Rowan Williams joins climate action outside Parliament as Christians arrested

“As disciples of Christ, we are called to take action”

Dr Rowan Williams was one of many Christians taking part in Extinction Rebellion protests in London yesterday, Tuesday September 2.

The former Archbishop of Canterbury said there was a “remarkable moment of opportunity” to make lasting positive change in support of the environment.

He called on people of faith to support the protests because “they can make a difference” and “that difference is worth making”.

Tuesday marked the first day of the Extinction Rebellion’s 10-day blockade outside Parliament to put pressure on MPs to back the Climate and Ecological Emergency Bill.

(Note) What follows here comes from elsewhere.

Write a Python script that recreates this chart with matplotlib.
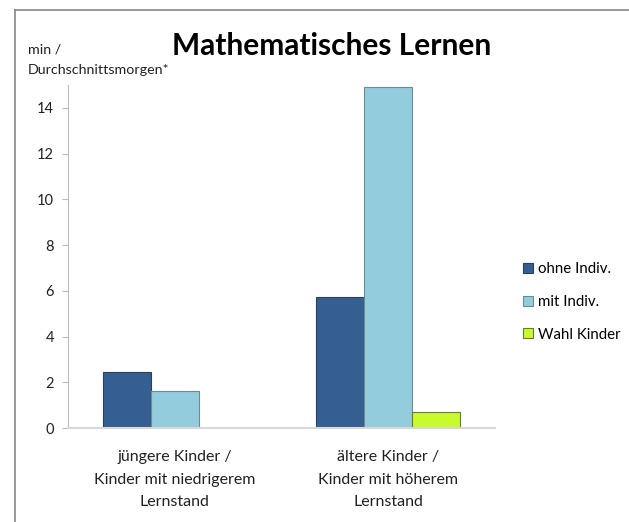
import numpy as np
from matplotlib import pyplot as plt
from matplotlib.lines import Line2D

categories = ['jüngere Kinder /\nKinder mit niedrigerem\nLernstand',
              'ältere Kinder /\nKinder mit höherem\nLernstand']
series = ['ohne Indiv.', 'mit Indiv.', 'Wahl Kinder']
ohne = [2.45, 5.75]
mit = [1.6, 14.9]
wahl = [0.0, 0.7]
colors = ['#365F91', '#93CDDD', '#C8FA2C']
edges = ['#2a3f5a', '#6b8a94', '#6e7a3a']

plt.rcParams['font.family'] = ['Lato', 'DejaVu Sans']

fig = plt.figure(figsize=(6.29, 5.22), dpi=100)
ax = fig.add_axes([0.108, 0.180, 0.679, 0.657])

x = np.arange(len(categories))
w = 0.225
for i, vals in enumerate([ohne, mit, wahl]):
    ax.bar(x + (i - 1) * w, vals, w, color=colors[i], edgecolor=edges[i],
           linewidth=0.8, label=series[i])

ax.set_xlim(-0.5, 1.5)
ax.set_ylim(0, 15)
ax.set_yticks(range(0, 15, 2))
ax.set_xticks(x)
ax.set_xticklabels(categories, fontsize=11.5, linespacing=1.75, color='#222222')
ax.tick_params(axis='x', length=0, pad=16)
ax.tick_params(axis='y', length=4, color='#bbbbbb', labelsize=10.5, labelcolor='#222222', pad=6)
for s in ['top', 'right']:
    ax.spines[s].set_visible(False)
ax.spines['left'].set_color('#bbbbbb')
ax.spines['bottom'].set_color('#d8d8d8')
ax.spines['bottom'].set_linewidth(1.5)

fig.text(0.527, 0.912, 'Mathematisches Lernen', ha='center', va='center',
         fontsize=21.5, fontweight='bold')
fig.text(0.044, 0.905, 'min /', fontsize=10.3, va='center', color='#222222')
fig.text(0.044, 0.866, 'Durchschnittsmorgen*', fontsize=10.3, va='center', color='#222222')

ax.legend(loc='center left', bbox_to_anchor=(1.035, 0.368), frameon=False,
          fontsize=10.8, handlelength=0.65, handleheight=0.65, handletextpad=0.3,
          labelspacing=1.25)

# outer chart frame
fig.add_artist(Line2D([15 / 629, 15 / 629], [0, 1 - 10 / 522], color='#888888', lw=1.2))
fig.add_artist(Line2D([15 / 629, 1], [1 - 10 / 522, 1 - 10 / 522], color='#888888', lw=1.2))

fig.savefig('out.png', dpi=100)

The Archbishop and members of Christian Climate Action (CCA) held a banner reading ‘Creation Cries Out’.

They joined with other protests in blocking the roads around Parliament Square and holding a vigil for the earth. Prayer services were also held throughout the day.

“People of faith should be here because they are people of faith. That is, they believe they can make a difference of some kind and that that difference is worth making,” Dr Williams said.

“At the moment we’re at a remarkable moment of opportunity. People are talking about building back better. We have to take the opportunity.

“It’s not just recovering what’s been lost but building again something that is genuinely more sustainable, because in the last few months we have seen the possibility of some alternatives that might work and I think people of faith ought to be on board with making those alternatives work, taking that moment of opportunity.”

The Met said 90 people had been arrested on suspicion of public order offences.

Five Christians were among those arrested at the demonstration.

Fr Martin Newell, a Catholic priest from Birmingham and one of those arrested said: “The Christian faith is not an easy one – we are constantly called to step outside of our comfort zone.

“I believe that being faithful means taking a stand on the biggest issue of our time. When Jesus said to James and John, ‘Follow me,’ they stood up, dropped their fishing nets and did just that.

“As disciples of Christ, we are called to take action. Are we willing to stand up and do what we are called to or will we remain in the boat?”